In my quest to find a wonderful thing every day in my tiny 10 X 25 garden plot, I was somewhat disappointed that for the first time, no dragonflies were around. The Annual Dragonfly Convention must be in session somewhere deep in the swamp.
Then I noticed that one of my tomato plants was skeltonized-chomped right down to the indigestible stems. “Ah hah! I know what that is,” and sure enough after a lot of searching, I found the big, fat tomato hornworm. Pause and look at your finger-that’s how big a tomato hornworm is.
My Pop first showed them to me when I was a little girl. “What’s eating this tomato plant?” he asked me. I looked and looked. “Whatever it was, it must have flown away,” I said. He laughed, because I was looking straight at the perp-a big fat tomato hornworm. In my defense, they wear very high-end camouflage.
“Pick it up,” Pop said. But it looked really big and it had a pointy end. “It has a stinger,” I said. He just smiled. I picked it up and it whipped its stinger around at my hand and I screamed and dropped it. Pop laughed. The stinger, as it turns out, is a bluff.
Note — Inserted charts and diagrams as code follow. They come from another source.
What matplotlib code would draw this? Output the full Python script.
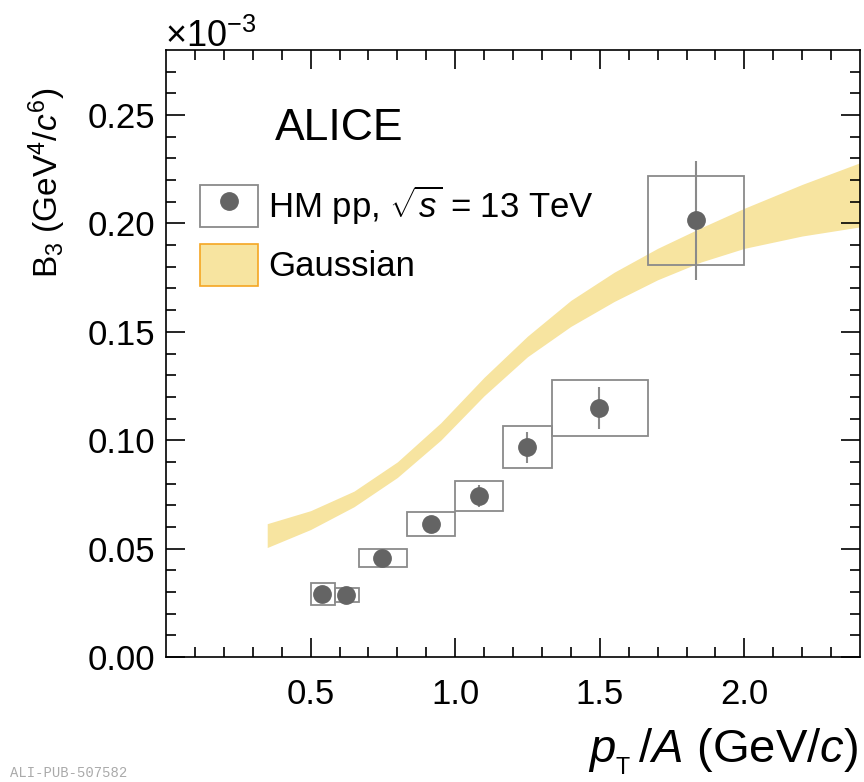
'''
    B3 coalescence parameter vs pT/A, HM pp 13 TeV, with Gaussian band
'''
import numpy as np
import matplotlib
matplotlib.use('Agg')
import matplotlib.pyplot as plt
from matplotlib.patches import Rectangle
from matplotlib.lines import Line2D
from matplotlib.legend_handler import HandlerTuple

plt.rcParams['font.family'] = ['Liberation Sans', 'DejaVu Sans']
plt.rcParams['mathtext.fontset'] = 'custom'
plt.rcParams['mathtext.rm'] = 'Liberation Sans'
plt.rcParams['mathtext.it'] = 'Liberation Sans:italic'

# data (B3 in units of 1e-3 GeV^4/c^6)
bin_edges = [0.5, 0.5833, 0.6667, 0.8333, 1.0, 1.1667, 1.3333, 1.6667, 2.0]
pt_a = [0.541, 0.624, 0.748, 0.917, 1.083, 1.250, 1.499, 1.834]
b3 = [0.0291, 0.0286, 0.0458, 0.0615, 0.0742, 0.0968, 0.1149, 0.2015]
b3_stat = [0.002, 0.002, 0.002, 0.003, 0.005, 0.0071, 0.0095, 0.0275]
b3_sys = [0.0051, 0.003, 0.0042, 0.0055, 0.007, 0.0097, 0.0129, 0.0205]

# Gaussian model band
band_x = [0.35, 0.5, 0.65, 0.8, 0.95, 1.1, 1.25, 1.4, 1.55, 1.7, 1.85, 2.0, 2.2, 2.4]
band_hi = [0.0615, 0.0675, 0.0765, 0.090, 0.108, 0.129, 0.148, 0.1645, 0.1775,
           0.1885, 0.198, 0.207, 0.218, 0.228]
band_lo = [0.0505, 0.0588, 0.0693, 0.0828, 0.100, 0.1205, 0.1385, 0.1525, 0.164,
           0.174, 0.1822, 0.1885, 0.1942, 0.1984]

band_col = '#f7e4a0'
pt_col = '#646464'
box_col = '#8a8a8a'

fig = plt.figure(figsize=(8.64, 7.82), dpi=100)
ax = fig.add_axes([166/864, 1-657/782, 694/864, 607/782])

ax.fill_between(band_x, band_lo, band_hi, color=band_col, lw=0, zorder=1)

for i in range(len(pt_a)):
    lo, hi = bin_edges[i], bin_edges[i+1]
    ax.add_patch(Rectangle((lo, b3[i]-b3_sys[i]), hi-lo, 2*b3_sys[i],
                           fill=False, ec=box_col, lw=1.3, zorder=2))
ax.errorbar(pt_a, b3, yerr=b3_stat, fmt='o', color=pt_col, ms=12.5,
            ecolor=box_col, elinewidth=1.5, capsize=0, zorder=3)

ax.set_xlim(0, 2.4)
ax.set_ylim(0, 0.28)
ax.set_xticks([0.5, 1.0, 1.5, 2.0])
ax.set_xticklabels(['0.5', '1.0', '1.5', '2.0'])
ax.set_xticks(np.arange(0.1, 2.4, 0.1), minor=True)
ax.set_yticks([0.0, 0.05, 0.10, 0.15, 0.20, 0.25])
ax.set_yticklabels(['0.00', '0.05', '0.10', '0.15', '0.20', '0.25'])
ax.set_yticks(np.arange(0.01, 0.28, 0.01), minor=True)
ax.tick_params(which='both', direction='in', top=True, right=True,
               labelsize=25, width=1.2)
ax.tick_params(axis='x', which='major', length=14, pad=15)
ax.tick_params(axis='y', which='major', length=14, pad=8)
ax.tick_params(which='minor', length=7)
for s in ax.spines.values():
    s.set_linewidth(1.2)

ax.text(0.157, 0.871, 'ALICE', transform=ax.transAxes, fontsize=32,
        va='center', ha='left')

h_data = (Rectangle((0, 0), 1, 1, fill=False, ec=box_col, lw=1.3),
          Line2D([], [], marker='o', color=pt_col, ls='none', ms=12.5))
h_band = Rectangle((0, 0), 1, 1, fc=band_col, ec='#f5a623', lw=1.2)
ax.legend([h_data, h_band], [r'HM pp, $\sqrt{s}$ = 13 TeV', 'Gaussian'],
          handler_map={tuple: HandlerTuple(ndivide=1, pad=0)},
          loc='upper left', bbox_to_anchor=(0.049, 0.78), frameon=False,
          fontsize=25, borderpad=0, borderaxespad=0, handlelength=1.66,
          handleheight=1.5, labelspacing=0.47, handletextpad=0.3)

fig.text(165/864, 1-47/782, r'$\times$10$^{-3}$', fontsize=26,
         ha='left', va='baseline')
fig.text(47/864, 1-88/782, r'B$_3$ (GeV$^4$/$c^6$)', fontsize=24,
         rotation=90, ha='center', va='top')
fig.text(858/864, 1-762/782, r'$p_{_{\mathrm{T}}}\,/A$ (GeV/$c$)', fontsize=34,
         ha='right', va='baseline')
fig.text(10/864, 2/782, 'ALI-PUB-507582', fontsize=10, color='#aaaaaa',
         family='Liberation Mono', ha='left', va='bottom')

fig.savefig('out.png', dpi=100)
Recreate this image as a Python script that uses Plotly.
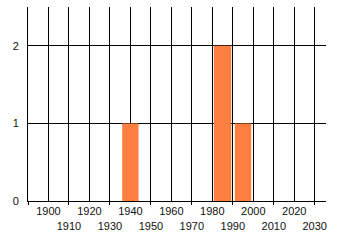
import plotly.graph_objects as go

bar_x = [1940, 1985, 1995]
bar_y = [1, 2, 1]
bar_w = [8, 8.5, 8]
tick_years = list(range(1890, 2031, 10))
tick_labels = ["" if y == 1890 else (str(y) if (y // 10) % 2 == 0 else "<br>" + str(y)) for y in tick_years]
minor_ticks = list(range(1890, 2031, 20))
y_ticks = [0, 1, 2]

fig = go.Figure()
fig.add_trace(go.Bar(x=bar_x, y=bar_y, width=bar_w, marker=dict(color="#FF7F40", line=dict(width=0)),
                     showlegend=False))
fig.update_layout(
    width=340, height=245,
    margin=dict(l=28, r=14, t=7, b=44),
    paper_bgcolor="white", plot_bgcolor="white",
    font=dict(family="Liberation Sans, Arial, sans-serif", size=11, color="#111111"),
    xaxis=dict(range=[1890, 2035.5], tickvals=tick_years, ticktext=tick_labels,
               showgrid=True, gridcolor="black", gridwidth=1, zeroline=False,
               showline=True, linecolor="black", linewidth=1, ticks="", tickangle=0),
    xaxis2=dict(range=[1890, 2035.5], overlaying="x", anchor="y", side="bottom",
                tickvals=minor_ticks, ticktext=["" for _ in minor_ticks], ticks="outside",
                ticklen=3, tickcolor="black", showgrid=False, zeroline=False, showline=False),
    yaxis=dict(range=[0, 2.5], tickvals=y_ticks, showgrid=True, gridcolor="black", gridwidth=1,
               zeroline=False, showline=True, linecolor="black", linewidth=1, ticks="",
               ticklabelstandoff=6),
)
fig.add_trace(go.Scatter(x=[1890], y=[0], xaxis="x2", mode="markers", marker=dict(opacity=0),
                         showlegend=False, hoverinfo="skip"))
fig.write_html("out.html")
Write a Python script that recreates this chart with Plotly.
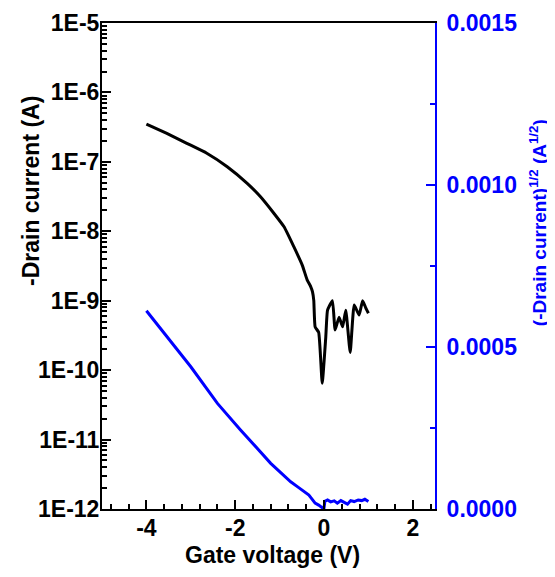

Today I plucked the greedy caterpillar off the tomato plant and it whipped its “stinger” at me. This time I laughed-at myself, because although I know it’s a bluff, I almost dropped it in panic. Again.
If you have a garden, remember that tomato hornworms always have buddies, often of various sizes, chonking on neighboring stems. I found seven on my two tomato plants, enough to strip both plants in an overnight eating orgy. I have dealt with them appropriately. The tomato plants will recover.